§ Brief
Nothing outside the range is to be copied. From the entries below, reproduce exactly the lines starting at the one with "Recreate this image" and ending at the one with "from matplotlib.lines import Line2D", without pictures.

[Records with drawing code]
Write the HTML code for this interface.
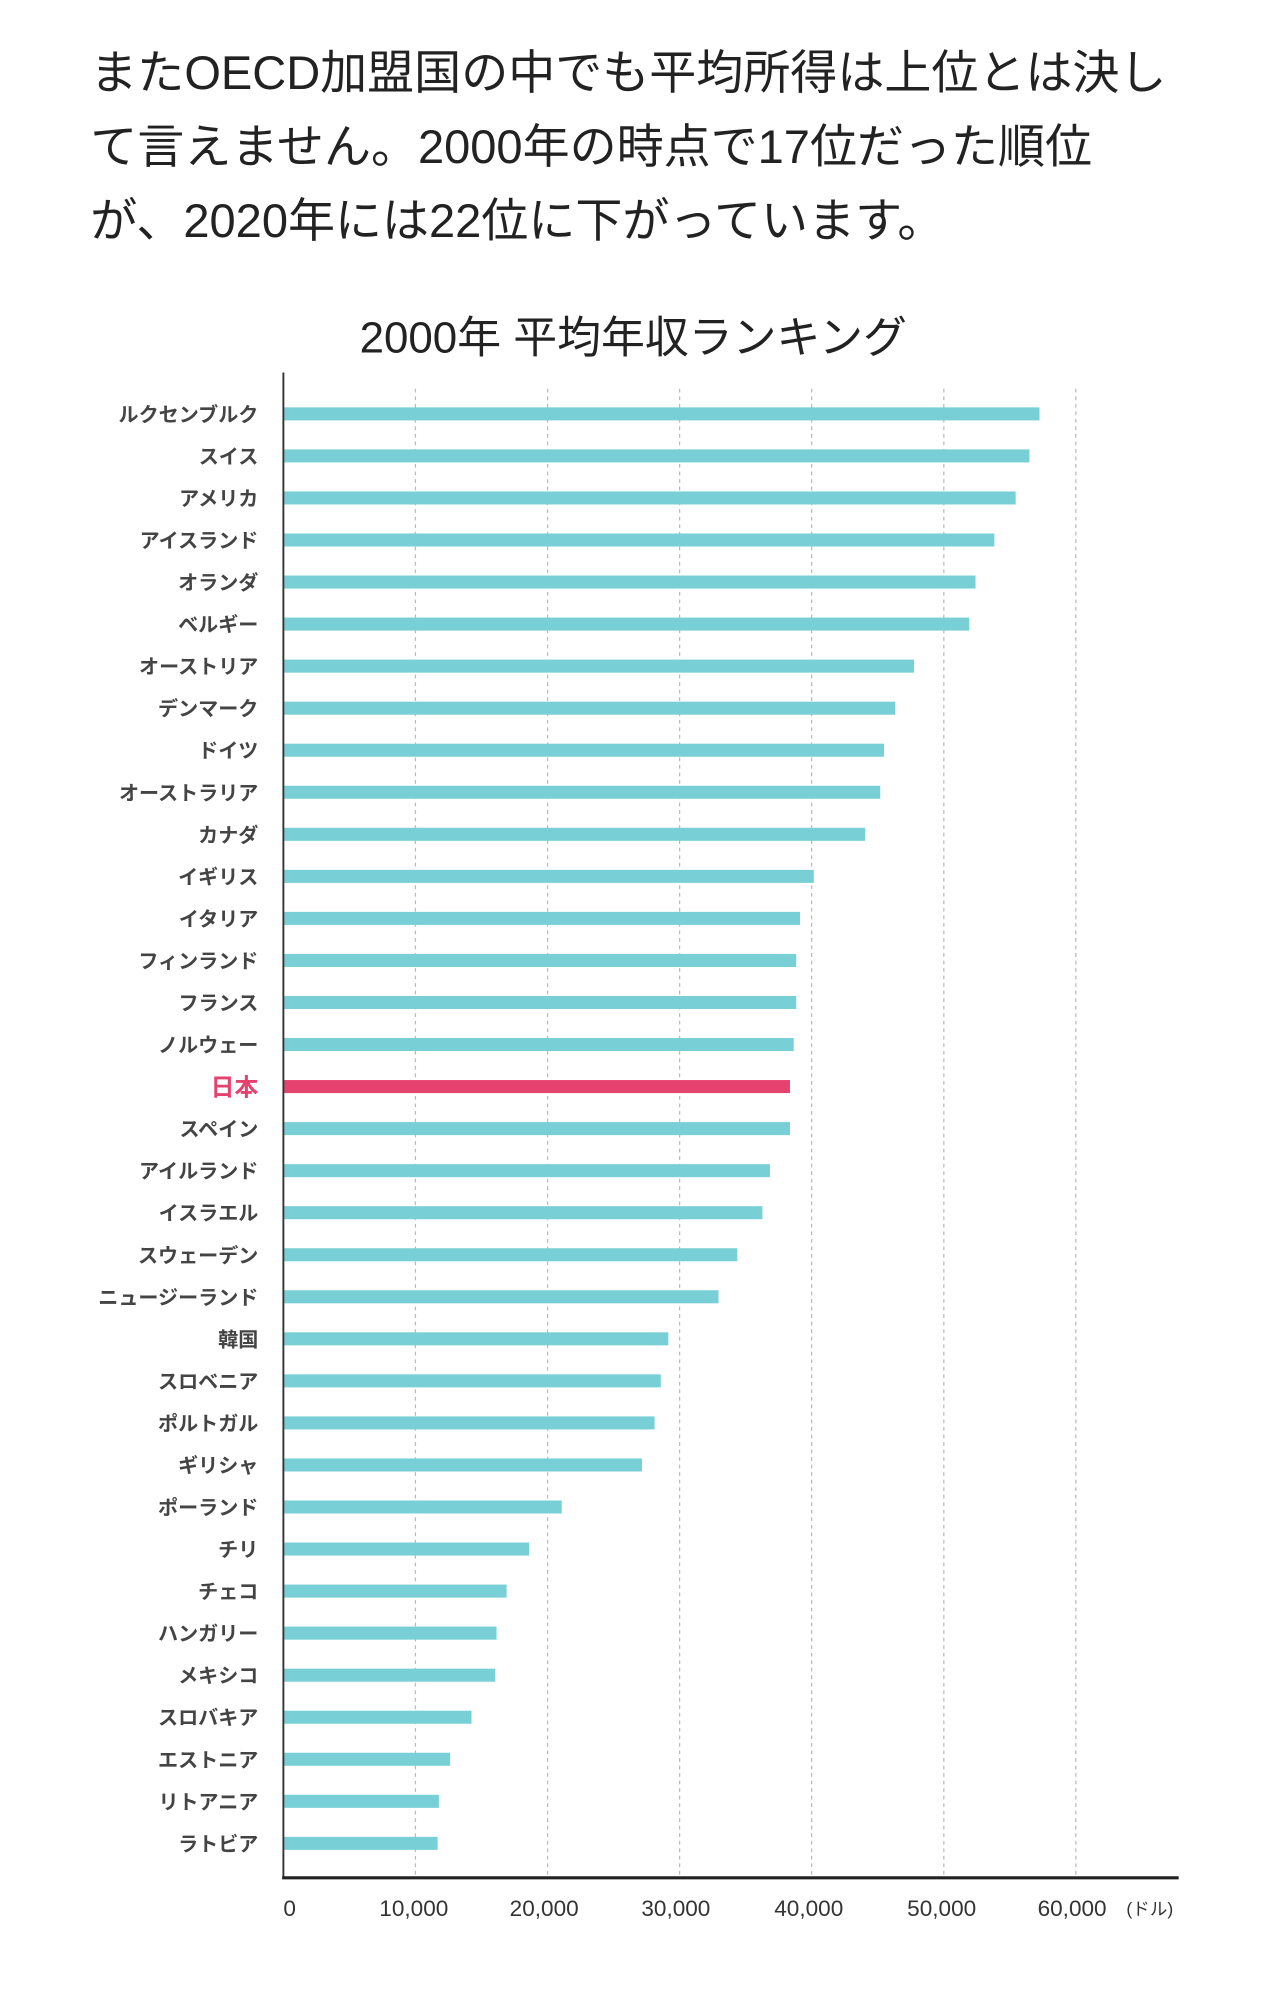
<!DOCTYPE html>
<html><head><meta charset="utf-8"><style>
html,body{margin:0;padding:0;background:#fff;}
svg{display:block;}
text{font-family:"Liberation Sans","Noto Sans CJK JP",sans-serif;}
</style></head><body>
<svg width="1284" height="1992" viewBox="0 0 1024 1588.5" xmlns="http://www.w3.org/2000/svg">
<g fill="#222" font-size="37.5">
<text x="72" y="71">またOECD加盟国の中でも平均所得は上位とは決し</text>
<text x="72" y="130">て言えません。2000年の時点で17位だった順位</text>
<text x="72" y="189">が、2020年には22位に下がっています。</text>
</g>
<text x="505" y="281" font-size="35" fill="#222" text-anchor="middle">2000年 平均年収ランキング</text>
<g stroke="#bbb" stroke-width="1" stroke-dasharray="3,3">
<line x1="331.3" y1="310" x2="331.3" y2="1496"/>
<line x1="436.7" y1="310" x2="436.7" y2="1496"/>
<line x1="542" y1="310" x2="542" y2="1496"/>
<line x1="647.3" y1="310" x2="647.3" y2="1496"/>
<line x1="752.7" y1="310" x2="752.7" y2="1496"/>
<line x1="858" y1="310" x2="858" y2="1496"/>
</g>
<g id="bars"></g>
<line x1="226" y1="297" x2="226" y2="1498" stroke="#333" stroke-width="1.5"/>
<line x1="225" y1="1497.5" x2="940" y2="1497.5" stroke="#222" stroke-width="2.5"/>
<g font-size="18" fill="#333" text-anchor="middle">
<text x="231" y="1528">0</text>
<text x="330" y="1528">10,000</text>
<text x="434" y="1528">20,000</text>
<text x="539" y="1528">30,000</text>
<text x="645" y="1528">40,000</text>
<text x="751" y="1528">50,000</text>
<text x="855" y="1528">60,000</text>
<text x="917" y="1527" font-size="14">(ドル)</text>
</g>
<g id="labels" font-size="16" fill="#444" text-anchor="end" font-weight="bold"></g>
<script>
var names=["ルクセンブルク","スイス","アメリカ","アイスランド","オランダ","ベルギー","オーストリア","デンマーク","ドイツ","オーストラリア","カナダ","イギリス","イタリア","フィンランド","フランス","ノルウェー","日本","スペイン","アイルランド","イスラエル","スウェーデン","ニュージーランド","韓国","スロベニア","ポルトガル","ギリシャ","ポーランド","チリ","チェコ","ハンガリー","メキシコ","スロバキア","エストニア","リトアニア","ラトビア"];
var ends=[829,821,810,793,778,773,729,714,705,702,690,649,638,635,635,633,630,630,614,608,588,573,533,527,522,512,448,422,404,396,395,376,359,350,349];
var ns="http://www.w3.org/2000/svg",b=document.getElementById("bars"),l=document.getElementById("labels");
for(var i=0;i<35;i++){var y=330+i*33.53;
var r=document.createElementNS(ns,"rect");r.setAttribute("x",226);r.setAttribute("y",y-5.2);r.setAttribute("width",ends[i]-226);r.setAttribute("height",10.4);r.setAttribute("fill",i==16?"#e6426f":"#78d0d6");b.appendChild(r);
var t=document.createElementNS(ns,"text");t.setAttribute("x",206);t.setAttribute("y",y+6);t.textContent=names[i];if(i==16){t.setAttribute("fill","#e6426f");t.setAttribute("font-size","19");t.setAttribute("y",y+7);}l.appendChild(t);}
</script>
</svg>
</body></html>
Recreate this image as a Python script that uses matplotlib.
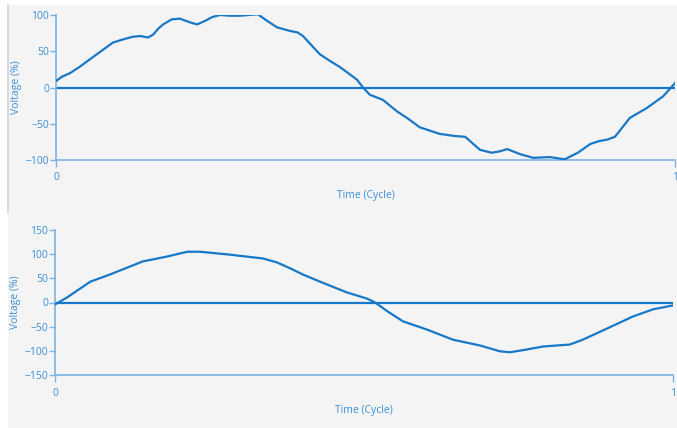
import matplotlib
matplotlib.use("Agg")
from matplotlib import pyplot as plt
from matplotlib.patches import Rectangle
from matplotlib.lines import Line2D

# distorted waveform, one cycle
t_top = [0.000, 0.010, 0.023, 0.039, 0.055, 0.071, 0.092, 0.111, 0.124, 0.136,
         0.149, 0.157, 0.165, 0.173, 0.187, 0.200, 0.216, 0.228, 0.241, 0.252,
         0.265, 0.281, 0.297, 0.312, 0.326, 0.341, 0.357, 0.378, 0.390, 0.399,
         0.413, 0.426, 0.442, 0.459, 0.486, 0.496, 0.507, 0.528, 0.551, 0.567,
         0.588, 0.620, 0.645, 0.661, 0.673, 0.685, 0.704, 0.717, 0.729, 0.750,
         0.771, 0.798, 0.822, 0.843, 0.863, 0.877, 0.890, 0.903, 0.915, 0.927,
         0.955, 0.981, 1.000]
v_top = [9, 15, 20, 29, 39, 49, 62, 67, 70, 71,
         69, 73, 81, 87, 94, 95, 90, 87, 92, 97,
         100, 99, 99, 100, 101, 92, 83, 78, 76, 71,
         58, 46, 37, 28, 11, 0, -10, -17, -33, -42,
         -55, -64, -67, -68, -77, -86, -90, -88, -85, -92,
         -97, -96, -99, -90, -78, -74, -72, -68, -55, -42,
         -28, -12, 6]

# fundamental-ish waveform, one cycle
t_bot = [0.000, 0.019, 0.057, 0.089, 0.142, 0.181, 0.214, 0.235, 0.283, 0.337,
         0.359, 0.380, 0.401, 0.429, 0.472, 0.505, 0.518, 0.540, 0.563, 0.602,
         0.644, 0.688, 0.720, 0.736, 0.760, 0.790, 0.833, 0.854, 0.893, 0.935,
         0.968, 1.000]
v_bot = [-4, 10, 43, 58, 85, 95, 105, 105, 99, 91,
         83, 71, 58, 43, 21, 8, 0, -20, -39, -56,
         -77, -89, -101, -103, -98, -91, -87, -77, -54, -29,
         -14, -6]

top_ticks = [-100, -50, 0, 50, 100]
bot_ticks = [-150, -100, -50, 0, 50, 100, 150]

line_c = "#1878c8"
axis_c = "#7ab4e6"
text_c = "#3c8fd8"
bg = "#f4f4f4"

plt.rcParams["font.family"] = ["Open Sans", "DejaVu Sans"]

W, H = 677, 428
fig = plt.figure(figsize=(W / 100, H / 100), dpi=100)
fig.patch.set_facecolor("white")
fig.patches.append(Rectangle((8 / W, 0), 1, 1 - 5 / H, transform=fig.transFigure,
                             facecolor=bg, edgecolor="none", zorder=-10))
fig.lines.append(Line2D([8 / W, 8 / W], [1 - 213 / H, 1 - 5 / H], transform=fig.transFigure,
                        color="#d4d2e4", lw=1.2))


def panel(rect, t, v, ylim, yticks, label_x):
    ax = fig.add_axes(rect)
    ax.set_facecolor(bg)
    ax.plot(t, v, color=line_c, lw=1.6, zorder=3, solid_joinstyle="round")
    ax.axhline(0, color=line_c, lw=1.6, zorder=2)
    ax.set_xlim(0, 1)
    ax.set_ylim(*ylim)
    ax.set_yticks(yticks)
    ax.set_xticks([0, 1])
    ax.set_xticklabels(["0", "1"])
    for s in ("top", "right"):
        ax.spines[s].set_visible(False)
    for s in ("left", "bottom"):
        ax.spines[s].set_color(axis_c)
        ax.spines[s].set_linewidth(1.2)
    ax.tick_params(axis="both", colors=axis_c, labelcolor=text_c, labelsize=7.5,
                   length=4, width=1)
    ax.tick_params(axis="x", length=5, pad=4)
    ax.tick_params(axis="y", pad=1)
    ax.set_ylabel("Voltage (%)", color=text_c, fontsize=7.5)
    ax.yaxis.set_label_coords(label_x, 0.5)
    ax.set_xlabel("Time (Cycle)", color=text_c, fontsize=7.5, labelpad=5)
    return ax


panel([56 / W, 1 - 160 / H, 619 / W, 145 / H], t_top, v_top, (-100, 100), top_ticks,
      (22 - 56) / 619)
panel([55 / W, 1 - 375 / H, 618 / W, 145 / H], t_bot, v_bot, (-150, 150), bot_ticks,
      (21 - 55) / 618)

fig.savefig("out.png", dpi=100)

§ Exercise response
Recreate this image as a Python script that uses matplotlib.
import matplotlib
matplotlib.use("Agg")
from matplotlib import pyplot as plt
from matplotlib.patches import Rectangle
from matplotlib.lines import Line2D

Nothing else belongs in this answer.